After the eventual overthrow of President Gerardo Machado, and several interim leaders, President Ramon Grau San Martin took office as head of state of Cuba. In December 1933, amidst continued political turmoil, negotiations continued between opposition factions, the newly formed government and Sumner Welles. Once again, Dr. Dorta-Duque's participation was pivotal in these negotiations, as he was one of three opposition leaders, along with Dr. Cosme de la Torriente and Mendez Penate, to inform Mr. Welles that "all possibility of a peaceful solution was terminated". It was reported that the negotiations for President Grau to resign, eventually broke down upon the pressure exerted by Dr. Dorta-Duque who was seen as a "close friend of Mr. Welles" and had threaten an "immediate revolt" should Grau agree to a national government. In reference to Dr. Dorta-Duque's influence during a meeting on December 11, 1933, at the Presidential Palace, Dr. Fernandez, the Uruguayan Minister stated that "A rupture was produced by persons who represented themselves as connected Mr. Welles."

== Life in politics ==
He was the Secretary of the Treasury of Cuba from October 1936 to December 1936. In 1939 he was elected to the Constitutional Assembly by the Republican Action Party. During the 1940 Constitutional Assembly, Dorta-Duque contributed his legal and agrarian knowledge in the discussions and preparation of the Constitution, and was a Constitutional Signatory. In 1944 he was elected Representative to the Chamber in Havana by the Republican Action Party. In the House of Representatives he was president of the Finance Commission. Among the laws he helped to create are the Organic Law of the Court of Accounts, the Organic Law of Budgets (co-author), the Law of the National Bank of Cuba (co-author) and the Law of Free Universities. In 1945, he was Delegate to the Inter-American Conference on the Problems of War and Peace in Mexico City, Mexico.

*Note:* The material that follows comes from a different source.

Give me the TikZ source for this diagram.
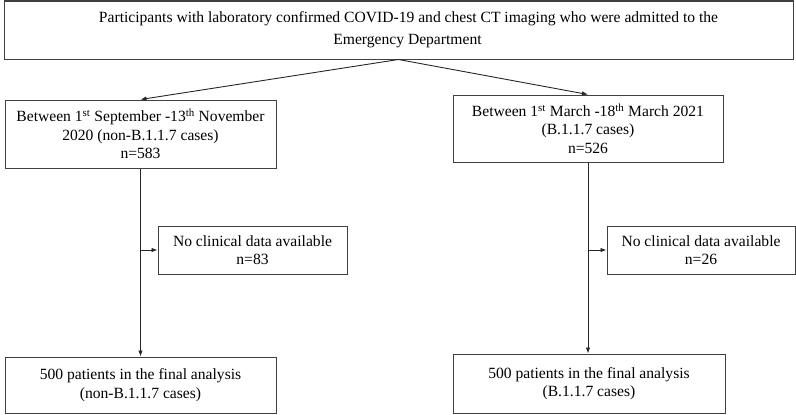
\documentclass[tikz,border=0pt]{standalone}
\usepackage{fontspec}
\setmainfont{Liberation Serif}
\usetikzlibrary{arrows.meta}

\begin{document}
\begin{tikzpicture}[
  x=1pt, y=-1pt,
  box/.style={
    draw=black!75, line width=1pt, align=center, inner sep=0pt,
    font=\fontsize{15.6}{18.5}\selectfont
  },
  flow/.style={draw=black!85, line width=0.9pt, -{Latex[length=6pt,width=4.5pt]}}
]
  \useasboundingbox (0,0) rectangle (796,415);

  % screening
  \node[box, minimum width=789pt, minimum height=58pt,
        font=\fontsize{15.6}{21.7}\selectfont] (admit) at (398.5,30)
    {\hspace*{20pt}Participants with laboratory confirmed COVID-19 and chest CT imaging who were admitted to the\\
     \hspace*{18pt}Emergency Department};

  % two periods
  \node[box, minimum width=271pt, minimum height=68pt] (nonb) at (140.5,134)
    {Between 1\textsuperscript{st} September -13\textsuperscript{th} November\\
     2020 (non-B.1.1.7 cases)\\ n=583};
  \node[box, minimum width=270pt, minimum height=67pt] (bvar) at (588,128.5)
    {Between 1\textsuperscript{st} March -18\textsuperscript{th} March 2021\\
     (B.1.1.7 cases)\\ n=526};

  % exclusions
  \node[box, minimum width=189pt, minimum height=48pt] (nonbx) at (252.5,250)
    {No clinical data available\\ n=83};
  \node[box, minimum width=188pt, minimum height=48pt] (bvarx) at (701,250)
    {No clinical data available\\ n=26};

  % final analysis
  \node[box, minimum width=271pt, minimum height=56pt] (nonbend) at (140.5,385)
    {500 patients in the final analysis\\ (non-B.1.1.7 cases)};
  \node[box, minimum width=272pt, minimum height=59pt] (bvarend) at (589,383.5)
    {500 patients in the final analysis\\ (B.1.1.7 cases)};

  \draw[flow] (admit.south) -- (nonb.north);
  \draw[flow] (admit.south) -- (bvar.north);
  \draw[flow] (nonb.south) -- (nonbend.north);
  \draw[flow] (bvar.south) -- (bvar.south |- bvarend.north);
  \draw[flow] (nonb.south |- nonbx.west) -- (nonbx.west);
  \draw[flow] (bvar.south |- bvarx.west) -- (bvarx.west);
\end{tikzpicture}
\end{document}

Dorta-Duque was known for his "Moral Integrity." When the Party of the Cuban People (Orthodox) was created in 1948, Dorta-Duque entered its ranks. And in 1948, the Liberal-Democratic candidate for president, Ricardo Nunez Portuondo - a member of the political opposition to Dorta-Duque's Orthodox party, included Dorta-Duque's words in his political advertisements - mentioning Dorta-Duque as a paragon of integrity. He was reelected to the House of Representatives in 1950. During this second legislative period, in 1951, he proposed the Moral Rehabilitation Law of Miguel Mariano Gómez Arias, thus annulling the sentence that dismissed him as President of the Republic. Although Gómez Arias died months before the approval of this law, his dignity was restored to the Cuban people.

Perhaps the most important political influence of Dorta-Duque was in 1947, when he authored the Cuban Code on Agrarian Reform in the Congress of the Republic of Cuba. This law was so important, that it was brought back into the Free Agrarian debate some 50 years later. In 1997, when faced with food shortages and hunger, the country returned to the principles set forth in his Cuban Code: "the land for those who work it" and the "property for the peasant and free market for the product of the land"

After the coup d'état of General Fulgencio Batista Zaldívar in 1952, Dorta-Duque ceased to serve as Representative. However, he remained active against the new government, fighting from his private law firm and before the Emergency Courts.